The 2019 Coahuila Challenger 604 Crash refers to the fatal crash of a Bombardier Challenger 601-3A on May 5, 2019. Two crew members and eleven passengers lost their lives.

Background 

The plane took off from Las Vegas with passenger reportedly returning attending a boxing match on the afternoon of May 5, 2019, and was to land at Monterrey, northeastern Mexico. However, air traffic controllers lost contact with the aircraft over Coahuila. Bombardier confirms that the Challenger 601 went missing about 150 nm (280 km) from the northern Mexican city of Monclova.

According to Agencia Federal de Aviación Civil, the accident was caused by “a loss of control due to a rapid climb and inversion caused by severe atmospheric instability, inducing both engines to shut down” and "inability of the aircraft’s [weather] radar to provide information for an undetermined reason.”

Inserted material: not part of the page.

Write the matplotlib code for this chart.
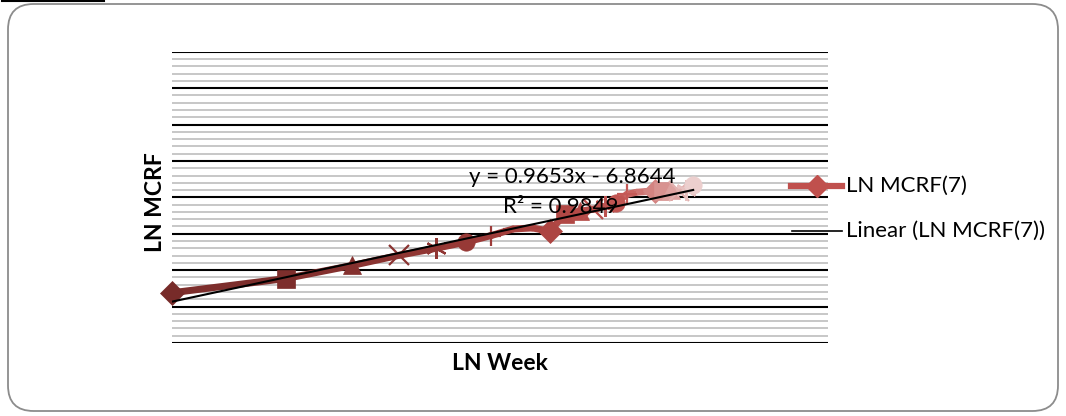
import numpy as np
import matplotlib
matplotlib.use("Agg")
import matplotlib.pyplot as plt
from matplotlib.colors import LinearSegmentedColormap
from matplotlib.patches import FancyBboxPatch
from matplotlib.lines import Line2D

# datos
semanas = list(range(1, 25))
ln_semana = [0.000, 0.693, 1.099, 1.386, 1.609, 1.792, 1.946, 2.079, 2.197, 2.303,
             2.398, 2.485, 2.565, 2.639, 2.708, 2.773, 2.833, 2.890, 2.944, 2.996,
             3.045, 3.091, 3.135, 3.178]
ln_mcrf = [-6.62, -6.23, -5.87, -5.59, -5.40, -5.23, -5.05, -4.87, -4.84, -4.93,
           -4.45, -4.38, -4.33, -4.25, -4.15, -3.92, -3.86, -3.84, -3.82, -3.82,
           -3.81, -3.82, -3.79, -3.66]
pendiente = 0.9653
intercepto = -6.8644
r2 = 0.9849

asterisco = (6, 2, 0)
marcadores = ["D", "s", "^", "x", asterisco, "o", "+", "_", "_"]
cmap = LinearSegmentedColormap.from_list("rojos", ["#772b29", "#a8403d", "#c55a57", "#eccfce"])
colores = [cmap(i / (len(semanas) - 1)) for i in range(len(semanas))]

plt.rcParams["font.family"] = ["Lato", "DejaVu Sans"]

fig = plt.figure(figsize=(10.66, 4.16), dpi=100)

# marco redondeado
marco = FancyBboxPatch((8 / 1066, 5 / 416), 1050 / 1066, 407 / 416,
                       boxstyle="round,pad=0,rounding_size=0.024",
                       transform=fig.transFigure, fill=False, edgecolor="#8c8c8c",
                       linewidth=1.3, mutation_aspect=1066 / 416)
fig.patches.append(marco)
fig.add_artist(Line2D([2 / 1066, 104 / 1066], [415 / 416, 415 / 416], color="black",
                      linewidth=1.5, transform=fig.transFigure))

ax = fig.add_axes([172 / 1066, 1 - 343 / 416, 656 / 1066, 291.3 / 416])
ax.set_xlim(0, 4)
ax.set_ylim(-8, 0)

# cuadricula
for y in np.arange(-8, 0.01, 0.2):
    if abs(y - round(y)) < 1e-6:
        ax.axhline(y, color="black", linewidth=1.5, zorder=1)
    else:
        ax.axhline(y, color="#bdbdbd", linewidth=1.2, zorder=0)

# serie con colores por punto
for i in range(1, len(semanas)):
    ax.plot(ln_semana[i - 1:i + 1], ln_mcrf[i - 1:i + 1], color=colores[i],
            linewidth=5, solid_capstyle="round", zorder=3)
for i in range(len(semanas)):
    m = marcadores[i % len(marcadores)]
    lineal = m in ["x", "+", "_", asterisco]
    ms = 15 if lineal else 12.5
    ax.plot(ln_semana[i], ln_mcrf[i], marker=m, markersize=ms, color=colores[i],
            markeredgewidth=1.6 if lineal else 0.5, zorder=4, clip_on=False)

# linea de tendencia
xt = np.array([ln_semana[0], ln_semana[-1]])
ax.plot(xt, pendiente * xt + intercepto, color="black", linewidth=1.5, zorder=5)

ax.text((572 - 172) / 164, -(177 - 51.7) / 36.4, "y = 0.9653x - 6.8644", ha="center",
        va="center", fontsize=16, zorder=6)
ax.text((561 - 172) / 164, -(207 - 51.7) / 36.4, "R² = 0.9849",
        ha="center", va="center", fontsize=16, zorder=6)

for s in ax.spines.values():
    s.set_visible(False)
ax.set_xticks([])
ax.set_yticks([])

fig.text(500 / 1066, 1 - 363 / 416, "LN Week", ha="center", va="center",
         fontsize=16.5, fontweight="bold")
fig.text(155 / 1066, 1 - 202 / 416, "LN MCRF", ha="center", va="center",
         fontsize=16.5, fontweight="bold", rotation=90)

# leyenda
fig.add_artist(Line2D([791 / 1066, 842 / 1066], [1 - 186 / 416] * 2, color="#c0504d",
                      linewidth=4.5, transform=fig.transFigure))
fig.add_artist(Line2D([817 / 1066], [1 - 186 / 416], marker="D", markersize=11,
                      color="#c0504d", transform=fig.transFigure))
fig.add_artist(Line2D([792 / 1066, 842 / 1066], [1 - 231 / 416] * 2, color="black",
                      linewidth=1.2, transform=fig.transFigure))
fig.text(846 / 1066, 1 - 186 / 416, "LN MCRF(7)", ha="left", va="center", fontsize=16)
fig.text(846 / 1066, 1 - 231 / 416, "Linear (LN MCRF(7))", ha="left", va="center",
         fontsize=16)

fig.savefig("out.png", dpi=100)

According to Aviation Safety Network, the crew had been approved permission to climb to FL390. Nine minutes later the aircraft entered the green zone of the weather system which caused the turbulence to increase with vertical acceleration values of between 1.40 and 0.68 g. The crew then requested to climb to FL410, which was the maximum certified operating altitude for the aircraft. This request was also approved by Monterrey International Airport. The aircraft entered the core of the most intense part of the weather system where turbulence began to become more severe and soon got to higher altitudes, rolled and nose dived. It then impacted terrain at an elevation of 1088 m.